The chronicler Orderic Vitalis wrote of Harold that he “was distinguished by his great size and strength of body, his polished manners, his firmness of mind and command of words, by a ready wit and a variety of excellent qualities. But what availed so many valuable gifts, when good faith, the foundation of all virtues, was wanting?”

William II, Duke of Normandy

Due to a doubling of taxation by Tostig in 1065 that threatened to plunge England into civil war, Harold supported Northumbrian rebels against his brother, and replaced him with Morcar. This led to Harold’s marriage alliance with the northern earls but fatally split his own family, driving Tostig into alliance with King Harald III Hardrada (“Hard Ruler”) of Norway.

At the end of 1065, King Edward the Confessor fell into a coma without clarifying his preference for the succession. He died on January 5, 1066, according to the Vita Ædwardi Regis, but not before briefly regaining consciousness and commending his widow and the kingdom to Harold’s “protection”.

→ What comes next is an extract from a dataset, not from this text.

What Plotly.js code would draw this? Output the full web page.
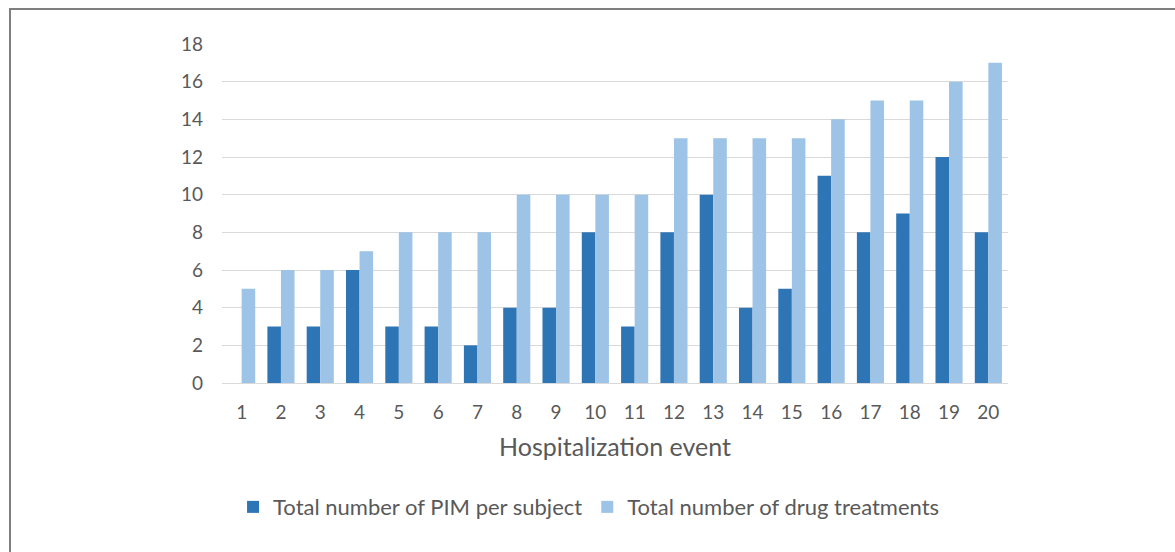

The intent of this charge remains ambiguous, as is the Bayeux Tapestry, which simply depicts Edward pointing at a man thought to represent Harold. When the Witan convened the next day they selected Harold to succeed, and his coronation followed on January 6, most likely held in Westminster Abbey, though no evidence from the time survives to confirm this.

Although later Norman sources point to the suddenness of this coronation, the reason may have been that all the nobles of the land were present at Westminster for the feast of Epiphany, and not because of any usurpation of the throne on Harold’s part.